Recurrir al nombre de María santísima es mucho más que una simple plegaria, pues significa encaminar el corazón hacia Dios por medio de ella; es recurrir al menor y más perfecto medio para hacer llegar nuestras oraciones al Altísimo y ganarnos los favores del Cordero de Dios por medio de las manos corredentoras que se convirtieron en el primer regazo del Hijo de Dios, en Belén; y de la humanidad entera a partir del Calvario.
El nombre de María es tan poderoso que hace temblar a los demonios ante tan grande humildad, y tan eficaz que es capaz de forjar a los hijos más perfectos y agradables a Dios, razón por la cual todo gran santo la tuvo como Madre amadísima; y motivo irrenunciable por el cual nosotros, los monjes del I.V.E., la tomamos como madre bajo voto.
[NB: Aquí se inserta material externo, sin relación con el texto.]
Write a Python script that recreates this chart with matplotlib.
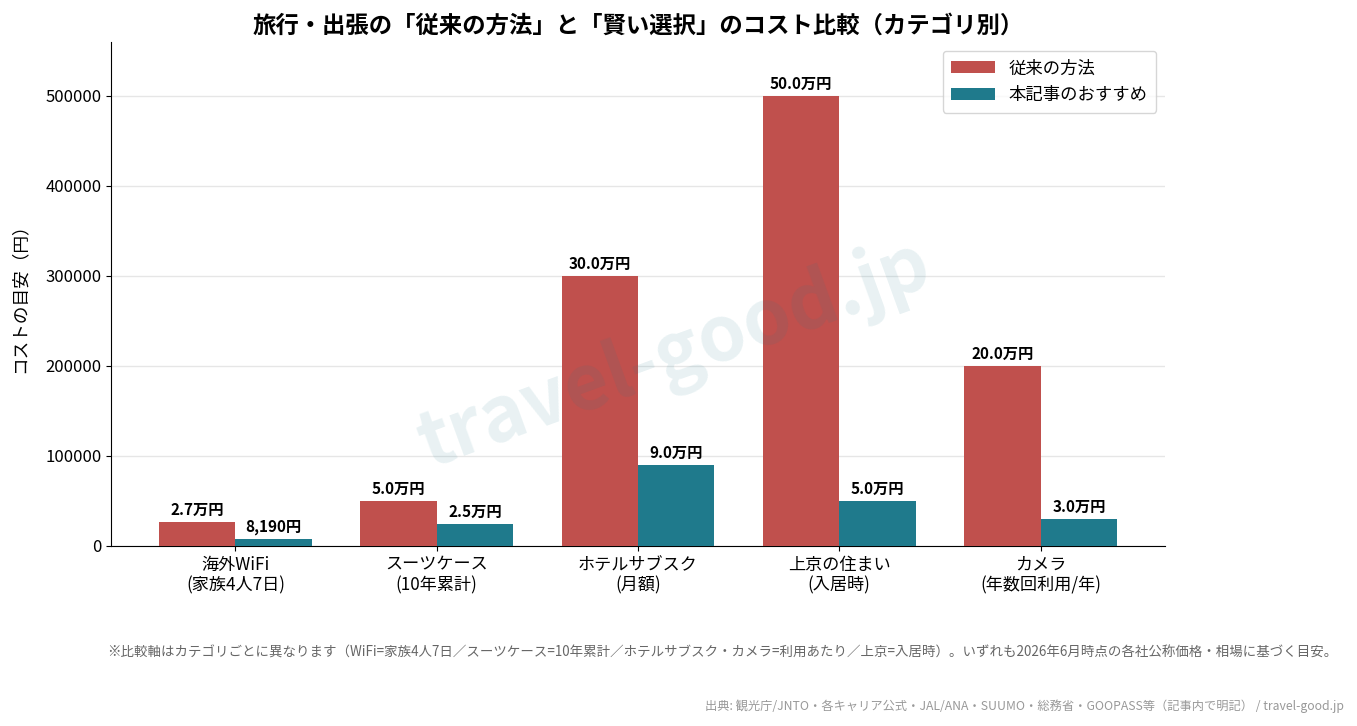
import numpy as np
import matplotlib.pyplot as plt

plt.rcParams['font.family'] = ['Noto Sans CJK JP', 'DejaVu Sans']

categories = ["海外WiFi\n(家族4人7日)", "スーツケース\n(10年累計)", "ホテルサブスク\n(月額)",
              "上京の住まい\n(入居時)", "カメラ\n(年数回利用/年)"]
traditional = [27000, 50000, 300000, 500000, 200000]
recommended = [8190, 25000, 90000, 50000, 30000]
trad_labels = ["2.7万円", "5.0万円", "30.0万円", "50.0万円", "20.0万円"]
rec_labels = ["8,190円", "2.5万円", "9.0万円", "5.0万円", "3.0万円"]

fig = plt.figure(figsize=(13.57, 7.26), dpi=100)
ax = fig.add_axes([111/1357, 1-546/726, (1165-111)/1357, (546-42)/726])

x = np.arange(len(categories))
w = 0.38
b1 = ax.bar(x - w/2, traditional, w, color="#c0504d", label="従来の方法", zorder=3)
b2 = ax.bar(x + w/2, recommended, w, color="#1f7a8c", label="本記事のおすすめ", zorder=3)

for rect, lab in zip(b1, trad_labels):
    ax.text(rect.get_x() + rect.get_width()/2, rect.get_height() + 4500, lab,
            ha="center", va="bottom", fontsize=11, fontweight="bold")
for rect, lab in zip(b2, rec_labels):
    ax.text(rect.get_x() + rect.get_width()/2, rect.get_height() + 4500, lab,
            ha="center", va="bottom", fontsize=11, fontweight="bold")

ax.set_ylim(0, 560000)
ax.set_xticks(x)
ax.set_xticklabels(categories, fontsize=12.3)
ax.tick_params(axis="y", labelsize=12)
ax.set_ylabel("コストの目安（円）", fontsize=12.7, labelpad=12)
ax.yaxis.grid(True, color="#e6e6e6", linewidth=1, zorder=0)
ax.spines["top"].set_visible(False)
ax.spines["right"].set_visible(False)
ax.legend(loc="upper right", fontsize=12.5, handlelength=2.5, borderpad=0.5)

ax.set_title("旅行・出張の「従来の方法」と「賢い選択」のコスト比較（カテゴリ別）",
             fontsize=16.8, fontweight="bold", pad=7)

fig.text(0.497, 0.51, "travel-good.jp", fontsize=55, fontweight="bold", color="#1f7a8c",
         alpha=0.1, rotation=20, ha="center", va="center")

fig.text(1337/1357, 1-653/726,
         "※比較軸はカテゴリごとに異なります（WiFi=家族4人7日／スーツケース=10年累計／ホテルサブスク・カメラ=利用あたり／上京=入居時）。いずれも2026年6月時点の各社公称価格・相場に基づく目安。",
         ha="right", va="center", fontsize=9.7, color="#666666")
fig.text(1344/1357, 1-706/726,
         "出典: 観光庁/JNTO・各キャリア公式・JAL/ANA・SUUMO・総務省・GOOPASS等（記事内で明記） / travel-good.jp",
         ha="right", va="center", fontsize=8.8, color="#999999")

fig.savefig("out.png", dpi=100)
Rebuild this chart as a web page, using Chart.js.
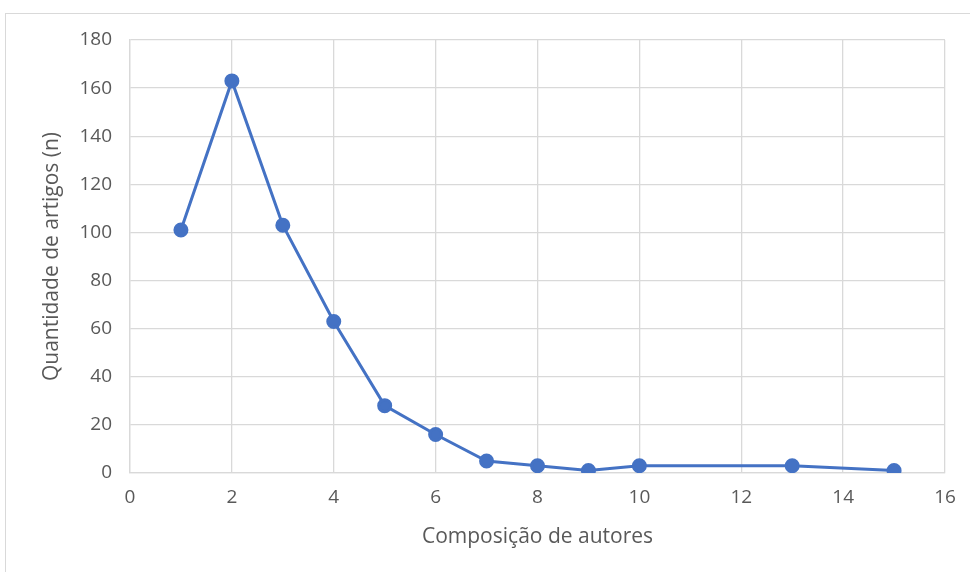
<!DOCTYPE html>
<html><head><meta charset="utf-8">
<script src="https://cdn.jsdelivr.net/npm/chart.js@4/dist/chart.umd.min.js"></script>
<style>
html,body{margin:0;padding:0;background:#fff;overflow:hidden;}
#wrap{position:relative;width:970px;height:572px;}
#frame{position:absolute;left:5px;top:13px;width:2000px;height:2000px;border:1.5px solid #d9d9d9;box-sizing:border-box;}
canvas{position:absolute;left:0;top:0;}
</style></head>
<body><div id="wrap"><div id="frame"></div><canvas id="c" width="970" height="572"></canvas></div>
<script>
const authors = [1, 2, 3, 4, 5, 6, 7, 8, 9, 10, 13, 15];
const articles = [101, 163, 103, 63, 28, 16, 5, 3, 1, 3, 3, 1];
const xTitle = "Composição de autores";
const yTitle = "Quantidade de artigos (n)";

const pts = authors.map((x, i) => ({x: x, y: articles[i]}));
const fontFam = "'Open Sans', 'Liberation Sans', sans-serif";
new Chart(document.getElementById('c'), {
  type: 'scatter',
  data: {datasets: [{
    data: pts, showLine: true, borderColor: '#4472C4', backgroundColor: '#4472C4',
    borderWidth: 3, pointRadius: 6, pointHoverRadius: 6, tension: 0
  }]},
  options: {
    responsive: false, animation: false,
    layout: {padding: {left: 0, right: 25, top: 40, bottom: 0}},
    plugins: {legend: {display: false}, tooltip: {enabled: false}},
    scales: {
      x: {
        type: 'linear', min: 0, max: 16,
        ticks: {stepSize: 2, color: '#595959', font: {family: fontFam, size: 19}, padding: 13},
        grid: {color: '#d9d9d9', lineWidth: 1.3, drawTicks: false},
        border: {color: '#d9d9d9', width: 1.3},
        title: {display: true, text: xTitle, color: '#595959', font: {family: fontFam, size: 21}, padding: {top: 0, bottom: 22}},
        afterFit: s => { s.height = 99; }
      },
      y: {
        min: 0, max: 180,
        ticks: {stepSize: 20, color: '#595959', font: {family: fontFam, size: 19}, padding: 18},
        grid: {color: '#d9d9d9', lineWidth: 1.3, drawTicks: false},
        border: {color: '#d9d9d9', width: 1.3},
        title: {display: true, text: yTitle, color: '#595959', font: {family: fontFam, size: 21}, padding: {top: 39, bottom: 0}},
        afterFit: s => { s.width = 130; }
      }
    }
  }
});
</script></body></html>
De ahí la hermosa oración de san Bernardo, alma magnánima y devotísima de María, en la cual el santo afirma sin posibilidad de errar, la importancia de acudir constantemente al nombre de María: cada vez que nos sintamos solos, cada vez que arremetan fuertemente las tentaciones, cada vez que el dolor y la angustia quieran anidar en nuestro corazón o cada vez que queramos firmemente amar más y más a Dios… tan sólo debemos invocarla llenos de confianza y amor filial:
“…Si Ella te sustenta, no caerás; si Ella te protege, nada tendrás que temer;
si Ella te conduce, no te cansarás; si Ella te es favorable, alcanzarás el fin.
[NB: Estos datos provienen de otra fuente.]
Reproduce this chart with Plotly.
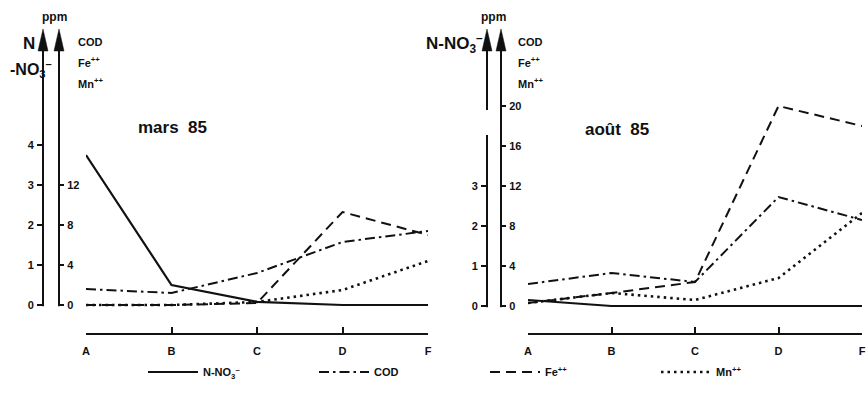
import plotly.graph_objects as go

# ---------------- data ----------------
categories = ["A", "B", "C", "D", "F"]

mars_no3 = [3.75, 0.5, 0.08, 0.0, 0.0]      # N-NO3- (left scale)
mars_cod = [1.6, 1.2, 3.2, 6.3, 7.4]        # ppm
mars_fe = [0.0, 0.0, 0.2, 9.3, 7.0]         # ppm
mars_mn = [0.0, 0.0, 0.3, 1.5, 4.4]         # ppm

aout_no3 = [0.15, 0.0, 0.0, 0.0, 0.0]
aout_cod = [2.2, 3.3, 2.4, 10.9, 8.6]
aout_fe = [0.3, 1.3, 2.4, 20.0, 18.0]
aout_mn = [0.3, 1.3, 0.6, 2.8, 9.3]

ppm_ticks_mars = [0, 4, 8, 12]
no3_ticks_mars = [0, 1, 2, 3, 4]
ppm_ticks_aout = [0, 4, 8, 12, 16, 20]
no3_ticks_aout = [0, 1, 2, 3]

series_names = ["N-NO<sub>3</sub><sup>–</sup>", "COD", "Fe<sup>++</sup>", "Mn<sup>++</sup>"]

# ---------------- layout helpers ----------------
OFF = 0
W, H = 867, 393
def px(x):
    return (x - OFF) / W
def py(y):
    return 1 - (y - OFF) / H

FONT = "Liberation Sans"
BLACK = "#111111"

styles = [
    dict(color=BLACK, width=2.2, dash="solid"),
    dict(color=BLACK, width=2.0, dash="10px,4px,2.5px,4px"),
    dict(color=BLACK, width=2.0, dash="10px,6px"),
    dict(color=BLACK, width=2.6, dash="2.5px,4px"),
]

fig = go.Figure()

panels = [
    dict(xa="x", ya="y", yn="y3", x0=86, x1=428, y0=305, nax=43, pax=59,
         no3=mars_no3, others=[mars_cod, mars_fe, mars_mn], legend=True),
    dict(xa="x2", ya="y2", yn="y4", x0=528, x1=862, y0=306, nax=487, pax=501,
         no3=aout_no3, others=[aout_cod, aout_fe, aout_mn], legend=False),
]

YTOP = 50      # pixel of top of axis line (base of arrow)
XAXIS_Y = 333  # pixel of category axis line

for p in panels:
    fig.add_trace(go.Scatter(
        x=categories, y=p["no3"], mode="lines", name=series_names[0],
        line=styles[0], xaxis=p["xa"], yaxis=p["yn"],
        showlegend=p["legend"], legendrank=1))
    for i, vals in enumerate(p["others"]):
        fig.add_trace(go.Scatter(
            x=categories, y=vals, mode="lines", name=series_names[i + 1],
            line=styles[i + 1], xaxis=p["xa"], yaxis=p["ya"],
            showlegend=p["legend"], legendrank=i + 2))

tickfont = dict(family=FONT, size=11, color=BLACK, weight="bold")

def xaxis_cfg(p, anchor):
    return dict(
        domain=[px(p["x0"]), px(p["x1"])], range=[0, 4], anchor=anchor,
        type="category", categoryorder="array", categoryarray=categories,
        showline=True, linecolor=BLACK, linewidth=2,
        ticks="inside", ticklen=6, tickwidth=1.5, tickcolor=BLACK,
        tickfont=tickfont, showgrid=False, zeroline=False,
        ticklabelstandoff=7, ticklabeloverflow="allow", fixedrange=True)

def yppm_cfg(p, ticks):
    top = (p["y0"] - YTOP) / 10.0
    bot = (XAXIS_Y - p["y0"]) / 10.0
    return dict(
        domain=[py(XAXIS_Y), py(YTOP)], range=[-bot, top],
        anchor="free", position=px(p["pax"]), side="right",
        showline=True, linecolor=BLACK, linewidth=2,
        ticks="outside", ticklen=4, tickwidth=1.5, tickcolor=BLACK,
        tickvals=ticks, tickfont=tickfont, showgrid=False, zeroline=False,
        ticklabelstandoff=1, fixedrange=True)

def yno3_cfg(p, ticks, over):
    top = (p["y0"] - YTOP) / 40.0
    bot = (XAXIS_Y - p["y0"]) / 40.0
    return dict(
        range=[-bot, top], overlaying=over,
        anchor="free", position=px(p["nax"]), side="left",
        showline=True, linecolor=BLACK, linewidth=2,
        ticks="outside", ticklen=5, tickwidth=1.5, tickcolor=BLACK,
        tickvals=ticks, tickfont=tickfont, showgrid=False, zeroline=False,
        ticklabelstandoff=1, fixedrange=True)

fig.update_layout(
    width=W, height=H,
    margin=dict(l=0, r=0, t=0, b=0, autoexpand=False),
    plot_bgcolor="rgba(0,0,0,0)", paper_bgcolor="white",
    font=dict(family=FONT, color=BLACK, size=11),
    xaxis=xaxis_cfg(panels[0], "y"), xaxis2=xaxis_cfg(panels[1], "y2"),
    yaxis=yppm_cfg(panels[0], ppm_ticks_mars),
    yaxis2=yppm_cfg(panels[1], ppm_ticks_aout),
    yaxis3=yno3_cfg(panels[0], no3_ticks_mars, "y"),
    yaxis4=yno3_cfg(panels[1], no3_ticks_aout, "y2"),
    legend=dict(orientation="h", x=px(143), xanchor="left", y=py(372), yanchor="middle",
                font=dict(family=FONT, size=11, color=BLACK, weight="bold"),
                entrywidth=106, entrywidthmode="pixels", itemwidth=50,
                bgcolor="rgba(0,0,0,0)", traceorder="normal"),
    modebar=dict(bgcolor="rgba(0,0,0,0)", color="rgba(0,0,0,0)",
                 activecolor="rgba(0,0,0,0)"),
    showlegend=True,
)

shapes = []
# near-transparent band over the category-axis strip (keeps that strip repainted)
shapes.append(dict(type="rect", xref="paper", yref="paper", layer="above",
                   x0=0.3, x1=0.7, y0=py(348), y1=py(318),
                   fillcolor="rgba(255,255,255,0.02)", line=dict(width=0)))
for p in panels:
    for xa in [p["nax"], p["pax"]]:
        shapes.append(dict(
            type="path", xref="paper", yref="paper", layer="above",
            path=f"M {px(xa)},{py(29)} L {px(xa-5)},{py(51)} L {px(xa+5)},{py(51)} Z",
            fillcolor=BLACK, line=dict(color=BLACK, width=0.5)))
        shapes.append(dict(type="rect", xref="paper", yref="paper", layer="above",
                           x0=px(xa - 2.5), x1=px(xa + 2.5),
                           y0=py(XAXIS_Y + 3), y1=py(p["y0"] + 1.2),
                           fillcolor="white", line=dict(width=0)))
shapes.append(dict(type="rect", xref="paper", yref="paper", layer="above",
                   x0=px(483), x1=px(491), y0=py(135), y1=py(110),
                   fillcolor="white", line=dict(width=0)))
fig.update_layout(shapes=shapes)

def ann(text, x, y, size=11, xanchor="left"):
    fig.add_annotation(text=text, x=px(x), y=py(y), xref="paper", yref="paper",
                       showarrow=False, xanchor=xanchor, yanchor="middle",
                       font=dict(family=FONT, size=size, color=BLACK, weight="bold"))

ann("ppm", 55, 17, 12, "center")
ann("N", 29, 43, 17, "center")
ann("-NO<sub>3</sub><sup>–</sup>", 8, 69, 16, "left")
ann("COD", 76, 42, 11)
ann("Fe<sup>++</sup>", 76, 62, 11)
ann("Mn<sup>++</sup>", 76, 83, 11)
ann("mars  85", 136, 127, 17)

ann("ppm", 493, 17, 12, "center")
ann("N-NO<sub>3</sub><sup>–</sup>", 485, 43, 17, "right")
ann("COD", 516, 42, 11)
ann("Fe<sup>++</sup>", 516, 62, 11)
ann("Mn<sup>++</sup>", 516, 83, 11)
ann("août  85", 583, 130, 17)

fig.write_html("out.html", config={"displaylogo": False},
               post_script="document.body.style.margin='0';document.body.style.overflow='hidden';")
Y así verificarás, por tu propia experiencia,
con cuánta razón fue dicho: “Y el nombre de la Virgen era María”. (san Bernardo).
Le pedimos en este día a nuestra Madre, María, la gracia de jamás dejar de acudir a ella en la adversidad, y dejarnos conducir por sus manos maternales hacia la divina voluntad de Aquel que por madre nos la entregó.